■ RECORDED DATA ■

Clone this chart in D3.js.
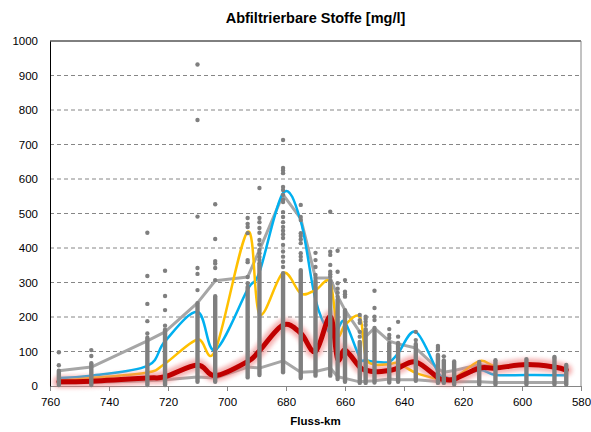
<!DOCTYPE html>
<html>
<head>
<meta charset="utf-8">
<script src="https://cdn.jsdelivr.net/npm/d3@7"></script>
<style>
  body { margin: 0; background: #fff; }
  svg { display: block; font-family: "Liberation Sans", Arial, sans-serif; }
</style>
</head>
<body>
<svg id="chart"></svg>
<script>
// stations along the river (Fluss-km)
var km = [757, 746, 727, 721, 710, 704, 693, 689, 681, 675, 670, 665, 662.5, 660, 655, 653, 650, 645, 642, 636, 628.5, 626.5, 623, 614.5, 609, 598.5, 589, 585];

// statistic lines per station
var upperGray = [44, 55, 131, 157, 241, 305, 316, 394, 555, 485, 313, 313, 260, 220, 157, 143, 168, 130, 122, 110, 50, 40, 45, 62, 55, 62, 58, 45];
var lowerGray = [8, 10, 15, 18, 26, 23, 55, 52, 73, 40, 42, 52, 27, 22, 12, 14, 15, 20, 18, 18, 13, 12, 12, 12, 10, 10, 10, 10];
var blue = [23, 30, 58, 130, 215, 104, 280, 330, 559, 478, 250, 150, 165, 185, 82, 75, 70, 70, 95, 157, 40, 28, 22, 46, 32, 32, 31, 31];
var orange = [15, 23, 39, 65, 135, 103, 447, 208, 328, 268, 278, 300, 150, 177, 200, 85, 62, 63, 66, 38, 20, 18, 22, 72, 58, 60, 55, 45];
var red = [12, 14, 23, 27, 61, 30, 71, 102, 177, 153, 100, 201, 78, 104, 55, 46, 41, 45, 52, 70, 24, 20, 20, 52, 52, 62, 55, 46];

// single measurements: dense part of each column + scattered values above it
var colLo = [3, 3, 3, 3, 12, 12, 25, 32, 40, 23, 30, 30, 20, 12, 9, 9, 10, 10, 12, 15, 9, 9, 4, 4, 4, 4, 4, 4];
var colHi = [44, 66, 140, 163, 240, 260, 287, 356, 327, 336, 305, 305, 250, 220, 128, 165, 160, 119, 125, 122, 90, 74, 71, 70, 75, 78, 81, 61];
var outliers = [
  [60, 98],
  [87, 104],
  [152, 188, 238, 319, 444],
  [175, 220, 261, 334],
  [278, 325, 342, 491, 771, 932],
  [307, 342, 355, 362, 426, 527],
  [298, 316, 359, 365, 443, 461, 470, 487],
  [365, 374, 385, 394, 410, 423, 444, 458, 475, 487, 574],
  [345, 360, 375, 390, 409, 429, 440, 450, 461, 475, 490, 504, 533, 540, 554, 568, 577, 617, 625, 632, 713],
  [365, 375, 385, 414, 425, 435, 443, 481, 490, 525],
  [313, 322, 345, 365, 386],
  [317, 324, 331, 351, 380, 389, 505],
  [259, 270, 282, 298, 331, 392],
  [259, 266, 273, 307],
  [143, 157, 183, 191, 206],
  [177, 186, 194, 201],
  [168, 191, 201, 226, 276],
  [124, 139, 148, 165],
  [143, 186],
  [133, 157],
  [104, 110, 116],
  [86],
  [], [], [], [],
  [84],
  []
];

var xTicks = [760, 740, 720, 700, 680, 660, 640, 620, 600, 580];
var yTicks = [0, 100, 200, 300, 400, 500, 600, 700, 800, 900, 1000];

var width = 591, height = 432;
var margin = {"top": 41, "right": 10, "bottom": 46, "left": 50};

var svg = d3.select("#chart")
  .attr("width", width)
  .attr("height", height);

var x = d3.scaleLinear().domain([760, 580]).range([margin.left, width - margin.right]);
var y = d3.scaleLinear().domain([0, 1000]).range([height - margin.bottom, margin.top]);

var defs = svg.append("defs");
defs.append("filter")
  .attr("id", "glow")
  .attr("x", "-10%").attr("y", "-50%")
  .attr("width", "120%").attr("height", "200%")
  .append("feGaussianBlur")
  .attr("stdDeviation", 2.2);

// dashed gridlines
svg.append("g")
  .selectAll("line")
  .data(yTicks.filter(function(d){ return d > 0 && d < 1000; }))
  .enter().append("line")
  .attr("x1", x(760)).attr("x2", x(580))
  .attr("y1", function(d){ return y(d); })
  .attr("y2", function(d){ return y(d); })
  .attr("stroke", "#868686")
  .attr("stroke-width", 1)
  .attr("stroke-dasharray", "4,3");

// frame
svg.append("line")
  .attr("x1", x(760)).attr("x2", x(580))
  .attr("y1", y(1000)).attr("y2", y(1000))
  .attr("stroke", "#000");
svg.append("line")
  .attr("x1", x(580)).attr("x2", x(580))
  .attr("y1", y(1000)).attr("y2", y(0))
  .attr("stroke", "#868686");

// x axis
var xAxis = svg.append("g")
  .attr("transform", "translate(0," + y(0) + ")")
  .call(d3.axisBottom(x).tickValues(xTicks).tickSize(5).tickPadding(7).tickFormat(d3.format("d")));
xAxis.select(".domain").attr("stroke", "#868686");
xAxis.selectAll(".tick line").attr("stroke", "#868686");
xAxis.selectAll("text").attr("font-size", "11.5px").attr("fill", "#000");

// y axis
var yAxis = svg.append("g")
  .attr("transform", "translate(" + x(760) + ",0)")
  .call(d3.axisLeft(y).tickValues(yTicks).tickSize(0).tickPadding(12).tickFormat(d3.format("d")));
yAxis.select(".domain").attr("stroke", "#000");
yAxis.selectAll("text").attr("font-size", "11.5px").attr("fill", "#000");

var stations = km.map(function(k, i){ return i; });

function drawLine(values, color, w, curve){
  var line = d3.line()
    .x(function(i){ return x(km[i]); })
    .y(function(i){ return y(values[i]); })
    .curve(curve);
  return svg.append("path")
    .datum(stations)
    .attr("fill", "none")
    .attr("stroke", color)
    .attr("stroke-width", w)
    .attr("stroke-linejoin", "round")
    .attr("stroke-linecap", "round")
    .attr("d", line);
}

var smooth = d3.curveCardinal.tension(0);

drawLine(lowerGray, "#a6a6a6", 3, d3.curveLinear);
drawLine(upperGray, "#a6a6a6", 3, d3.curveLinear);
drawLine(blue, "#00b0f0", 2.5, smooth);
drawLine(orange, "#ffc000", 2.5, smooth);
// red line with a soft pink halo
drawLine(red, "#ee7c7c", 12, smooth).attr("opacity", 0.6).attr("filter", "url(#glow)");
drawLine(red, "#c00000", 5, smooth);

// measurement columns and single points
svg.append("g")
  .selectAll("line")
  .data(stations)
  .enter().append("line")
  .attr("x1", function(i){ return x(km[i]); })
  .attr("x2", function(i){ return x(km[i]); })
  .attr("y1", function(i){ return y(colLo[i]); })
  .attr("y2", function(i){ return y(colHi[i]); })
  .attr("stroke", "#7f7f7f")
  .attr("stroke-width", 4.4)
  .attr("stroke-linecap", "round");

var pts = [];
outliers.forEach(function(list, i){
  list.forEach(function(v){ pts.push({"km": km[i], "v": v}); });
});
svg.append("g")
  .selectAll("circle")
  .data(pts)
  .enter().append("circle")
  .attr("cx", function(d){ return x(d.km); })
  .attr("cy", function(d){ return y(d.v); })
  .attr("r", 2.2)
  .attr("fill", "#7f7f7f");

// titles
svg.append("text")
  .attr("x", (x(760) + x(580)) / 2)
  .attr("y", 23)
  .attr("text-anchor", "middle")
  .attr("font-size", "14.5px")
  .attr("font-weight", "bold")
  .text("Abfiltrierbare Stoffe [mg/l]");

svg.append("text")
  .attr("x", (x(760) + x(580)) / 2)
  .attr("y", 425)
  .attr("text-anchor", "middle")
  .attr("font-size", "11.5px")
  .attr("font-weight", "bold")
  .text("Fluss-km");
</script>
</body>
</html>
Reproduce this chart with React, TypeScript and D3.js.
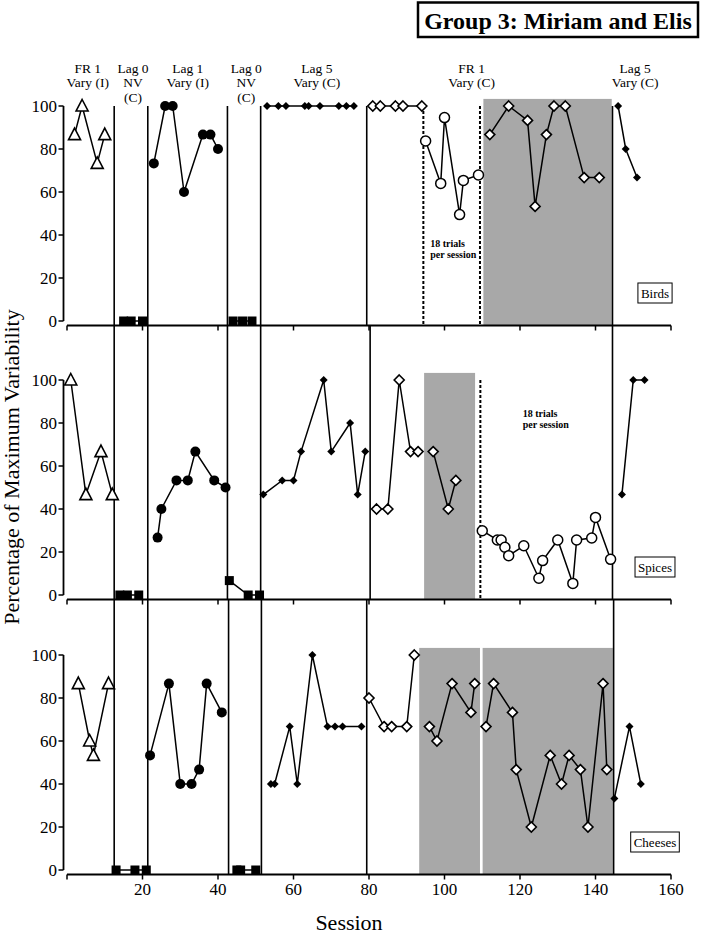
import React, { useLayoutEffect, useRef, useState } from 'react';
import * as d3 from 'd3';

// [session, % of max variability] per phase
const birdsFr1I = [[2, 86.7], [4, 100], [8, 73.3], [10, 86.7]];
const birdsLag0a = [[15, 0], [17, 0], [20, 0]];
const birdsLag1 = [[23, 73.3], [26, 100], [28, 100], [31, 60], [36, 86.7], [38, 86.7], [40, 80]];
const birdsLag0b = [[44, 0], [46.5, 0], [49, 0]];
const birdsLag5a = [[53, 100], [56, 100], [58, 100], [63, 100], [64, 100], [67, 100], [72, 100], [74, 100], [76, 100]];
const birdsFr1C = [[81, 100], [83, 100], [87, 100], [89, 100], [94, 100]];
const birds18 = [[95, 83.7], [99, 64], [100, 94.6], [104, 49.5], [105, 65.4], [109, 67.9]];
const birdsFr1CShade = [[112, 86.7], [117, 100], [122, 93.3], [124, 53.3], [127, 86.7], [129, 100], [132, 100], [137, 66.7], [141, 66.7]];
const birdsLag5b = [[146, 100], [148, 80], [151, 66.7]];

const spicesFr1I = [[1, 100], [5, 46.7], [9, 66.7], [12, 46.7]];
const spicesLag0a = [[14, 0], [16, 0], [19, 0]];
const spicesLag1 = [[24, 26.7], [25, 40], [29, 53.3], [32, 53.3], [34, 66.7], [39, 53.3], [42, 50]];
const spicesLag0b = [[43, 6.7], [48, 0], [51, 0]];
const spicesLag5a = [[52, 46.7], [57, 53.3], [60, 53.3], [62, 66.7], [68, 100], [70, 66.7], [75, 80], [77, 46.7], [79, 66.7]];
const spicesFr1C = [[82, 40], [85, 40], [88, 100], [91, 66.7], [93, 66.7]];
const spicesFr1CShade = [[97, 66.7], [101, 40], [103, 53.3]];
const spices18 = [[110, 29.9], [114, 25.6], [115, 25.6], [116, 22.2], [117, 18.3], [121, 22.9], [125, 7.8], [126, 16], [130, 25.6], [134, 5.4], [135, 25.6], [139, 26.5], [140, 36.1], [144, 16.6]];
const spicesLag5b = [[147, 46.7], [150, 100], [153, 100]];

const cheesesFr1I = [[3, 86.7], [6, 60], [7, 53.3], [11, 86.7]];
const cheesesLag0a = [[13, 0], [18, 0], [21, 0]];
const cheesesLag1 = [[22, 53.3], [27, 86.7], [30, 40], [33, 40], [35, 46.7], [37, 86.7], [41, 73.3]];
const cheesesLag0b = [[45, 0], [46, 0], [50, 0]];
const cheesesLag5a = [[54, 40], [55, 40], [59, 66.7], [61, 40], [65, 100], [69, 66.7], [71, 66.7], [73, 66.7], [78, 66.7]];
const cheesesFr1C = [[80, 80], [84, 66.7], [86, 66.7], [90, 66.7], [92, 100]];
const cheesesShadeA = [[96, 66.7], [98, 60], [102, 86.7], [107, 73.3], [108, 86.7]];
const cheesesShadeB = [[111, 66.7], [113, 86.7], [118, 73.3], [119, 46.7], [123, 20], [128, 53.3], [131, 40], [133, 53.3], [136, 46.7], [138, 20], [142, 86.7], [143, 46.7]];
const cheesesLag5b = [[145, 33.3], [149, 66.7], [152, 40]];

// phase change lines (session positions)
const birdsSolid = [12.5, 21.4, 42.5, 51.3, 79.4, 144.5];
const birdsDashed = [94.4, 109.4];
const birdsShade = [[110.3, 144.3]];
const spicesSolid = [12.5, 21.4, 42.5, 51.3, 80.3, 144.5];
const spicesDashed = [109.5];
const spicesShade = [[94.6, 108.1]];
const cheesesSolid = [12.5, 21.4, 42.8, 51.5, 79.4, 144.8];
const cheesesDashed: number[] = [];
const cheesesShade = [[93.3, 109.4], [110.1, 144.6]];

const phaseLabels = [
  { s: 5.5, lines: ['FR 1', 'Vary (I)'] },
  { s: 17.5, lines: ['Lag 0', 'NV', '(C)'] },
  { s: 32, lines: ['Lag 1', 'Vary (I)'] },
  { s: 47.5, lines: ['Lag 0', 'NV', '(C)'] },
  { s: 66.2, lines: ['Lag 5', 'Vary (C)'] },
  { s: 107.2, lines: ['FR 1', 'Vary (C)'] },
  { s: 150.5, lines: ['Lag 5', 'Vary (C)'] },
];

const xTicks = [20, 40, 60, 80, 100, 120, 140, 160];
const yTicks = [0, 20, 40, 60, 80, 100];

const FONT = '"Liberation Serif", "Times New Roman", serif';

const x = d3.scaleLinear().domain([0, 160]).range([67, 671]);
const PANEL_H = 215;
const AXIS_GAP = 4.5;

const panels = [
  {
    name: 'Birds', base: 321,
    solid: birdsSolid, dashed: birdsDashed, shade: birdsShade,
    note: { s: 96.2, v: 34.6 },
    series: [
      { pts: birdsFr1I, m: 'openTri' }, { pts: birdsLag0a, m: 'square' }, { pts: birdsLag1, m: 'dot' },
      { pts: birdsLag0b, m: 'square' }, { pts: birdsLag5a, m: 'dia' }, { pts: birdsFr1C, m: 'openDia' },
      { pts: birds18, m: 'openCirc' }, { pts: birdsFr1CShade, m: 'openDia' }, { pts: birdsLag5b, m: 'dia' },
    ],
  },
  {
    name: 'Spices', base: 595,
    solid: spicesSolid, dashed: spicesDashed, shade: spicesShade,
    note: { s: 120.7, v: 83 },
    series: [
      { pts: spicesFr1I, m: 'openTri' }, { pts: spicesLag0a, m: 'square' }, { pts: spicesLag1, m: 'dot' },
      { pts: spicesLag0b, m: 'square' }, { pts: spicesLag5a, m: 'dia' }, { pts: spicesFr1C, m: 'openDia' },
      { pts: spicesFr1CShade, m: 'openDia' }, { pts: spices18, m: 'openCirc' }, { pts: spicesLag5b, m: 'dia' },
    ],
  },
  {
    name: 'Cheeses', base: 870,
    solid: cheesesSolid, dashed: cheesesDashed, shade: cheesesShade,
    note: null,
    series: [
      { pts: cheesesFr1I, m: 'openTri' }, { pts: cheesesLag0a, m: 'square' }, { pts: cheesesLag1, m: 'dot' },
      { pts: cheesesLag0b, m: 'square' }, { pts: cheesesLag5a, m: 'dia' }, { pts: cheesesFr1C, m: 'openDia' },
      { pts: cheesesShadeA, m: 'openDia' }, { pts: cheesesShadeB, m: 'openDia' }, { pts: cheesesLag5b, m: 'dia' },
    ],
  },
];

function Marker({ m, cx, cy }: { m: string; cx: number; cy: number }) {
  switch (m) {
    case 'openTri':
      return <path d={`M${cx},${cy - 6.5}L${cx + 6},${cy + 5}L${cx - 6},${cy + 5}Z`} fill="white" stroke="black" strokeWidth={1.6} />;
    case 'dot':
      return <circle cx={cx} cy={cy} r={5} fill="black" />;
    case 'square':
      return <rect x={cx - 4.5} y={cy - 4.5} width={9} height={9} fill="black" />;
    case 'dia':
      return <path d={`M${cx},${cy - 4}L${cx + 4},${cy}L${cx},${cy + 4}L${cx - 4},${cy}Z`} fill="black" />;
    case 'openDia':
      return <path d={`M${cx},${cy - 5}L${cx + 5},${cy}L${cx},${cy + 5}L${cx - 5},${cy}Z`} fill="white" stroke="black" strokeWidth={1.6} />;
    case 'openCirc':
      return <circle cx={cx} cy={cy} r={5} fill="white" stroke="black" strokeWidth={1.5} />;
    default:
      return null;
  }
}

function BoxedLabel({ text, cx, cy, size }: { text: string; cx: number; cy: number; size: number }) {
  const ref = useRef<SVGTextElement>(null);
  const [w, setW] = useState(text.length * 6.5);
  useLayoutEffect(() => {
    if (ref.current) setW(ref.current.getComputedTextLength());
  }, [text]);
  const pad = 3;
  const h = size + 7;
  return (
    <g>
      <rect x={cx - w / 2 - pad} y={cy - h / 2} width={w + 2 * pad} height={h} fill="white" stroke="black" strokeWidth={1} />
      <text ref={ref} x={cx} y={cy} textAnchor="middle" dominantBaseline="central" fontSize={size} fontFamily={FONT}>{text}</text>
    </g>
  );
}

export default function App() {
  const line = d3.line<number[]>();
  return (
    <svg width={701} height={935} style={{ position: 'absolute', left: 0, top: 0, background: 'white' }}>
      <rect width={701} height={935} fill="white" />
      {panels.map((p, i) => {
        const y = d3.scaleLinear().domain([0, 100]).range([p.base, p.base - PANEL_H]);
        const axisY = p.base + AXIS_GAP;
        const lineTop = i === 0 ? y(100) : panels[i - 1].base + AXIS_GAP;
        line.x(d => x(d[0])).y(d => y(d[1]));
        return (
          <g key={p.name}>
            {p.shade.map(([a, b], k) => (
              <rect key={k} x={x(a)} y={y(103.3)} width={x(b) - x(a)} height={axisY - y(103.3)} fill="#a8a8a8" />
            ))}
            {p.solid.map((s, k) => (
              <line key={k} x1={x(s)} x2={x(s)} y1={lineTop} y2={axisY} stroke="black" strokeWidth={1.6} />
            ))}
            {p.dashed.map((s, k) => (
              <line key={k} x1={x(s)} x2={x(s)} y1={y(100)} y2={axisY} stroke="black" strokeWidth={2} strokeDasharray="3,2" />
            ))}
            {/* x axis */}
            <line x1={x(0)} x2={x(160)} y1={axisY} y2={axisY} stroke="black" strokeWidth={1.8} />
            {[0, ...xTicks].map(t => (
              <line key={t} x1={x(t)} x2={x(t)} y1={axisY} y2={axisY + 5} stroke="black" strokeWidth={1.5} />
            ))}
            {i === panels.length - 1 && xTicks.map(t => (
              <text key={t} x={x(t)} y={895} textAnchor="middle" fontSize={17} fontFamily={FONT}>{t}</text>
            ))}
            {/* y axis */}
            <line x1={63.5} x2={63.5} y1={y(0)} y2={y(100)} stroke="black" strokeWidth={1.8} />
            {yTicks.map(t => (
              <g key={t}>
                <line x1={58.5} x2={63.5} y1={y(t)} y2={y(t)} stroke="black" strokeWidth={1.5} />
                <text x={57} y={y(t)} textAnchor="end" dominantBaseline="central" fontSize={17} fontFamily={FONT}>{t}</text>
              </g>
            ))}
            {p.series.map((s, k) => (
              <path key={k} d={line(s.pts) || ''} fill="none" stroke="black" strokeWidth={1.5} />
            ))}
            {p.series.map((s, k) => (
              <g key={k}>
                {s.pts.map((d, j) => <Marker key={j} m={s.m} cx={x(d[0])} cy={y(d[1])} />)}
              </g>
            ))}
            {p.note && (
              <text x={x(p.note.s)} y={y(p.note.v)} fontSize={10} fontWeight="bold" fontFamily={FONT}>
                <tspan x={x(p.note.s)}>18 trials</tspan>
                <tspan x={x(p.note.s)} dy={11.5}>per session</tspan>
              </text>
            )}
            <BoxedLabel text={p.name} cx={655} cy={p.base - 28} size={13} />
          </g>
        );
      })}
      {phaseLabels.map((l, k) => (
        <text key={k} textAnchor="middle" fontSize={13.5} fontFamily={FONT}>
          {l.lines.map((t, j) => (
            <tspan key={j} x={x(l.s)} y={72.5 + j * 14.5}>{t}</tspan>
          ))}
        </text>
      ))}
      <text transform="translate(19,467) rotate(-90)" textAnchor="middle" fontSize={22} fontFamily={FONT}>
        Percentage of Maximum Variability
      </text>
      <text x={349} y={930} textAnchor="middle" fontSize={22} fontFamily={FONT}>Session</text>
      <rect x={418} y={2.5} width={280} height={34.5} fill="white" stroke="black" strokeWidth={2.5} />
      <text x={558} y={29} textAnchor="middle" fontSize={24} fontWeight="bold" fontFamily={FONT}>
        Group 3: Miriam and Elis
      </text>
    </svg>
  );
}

■ WHAT TO WORK ON ■
Transcribe exactly, with no pictures, the lines running from the first line of the material through the line holding "598.5, 589, 585];".

■ THE OUTPUT ■
Clone this chart in D3.js.
<!DOCTYPE html>
<html>
<head>
<meta charset="utf-8">
<script src="https://cdn.jsdelivr.net/npm/d3@7"></script>
<style>
  body { margin: 0; background: #fff; }
  svg { display: block; font-family: "Liberation Sans", Arial, sans-serif; }
</style>
</head>
<body>
<svg id="chart"></svg>
<script>
// stations along the river (Fluss-km)
var km = [757, 746, 727, 721, 710, 704, 693, 689, 681, 675, 670, 665, 662.5, 660, 655, 653, 650, 645, 642, 636, 628.5, 626.5, 623, 614.5, 609, 598.5, 589, 585];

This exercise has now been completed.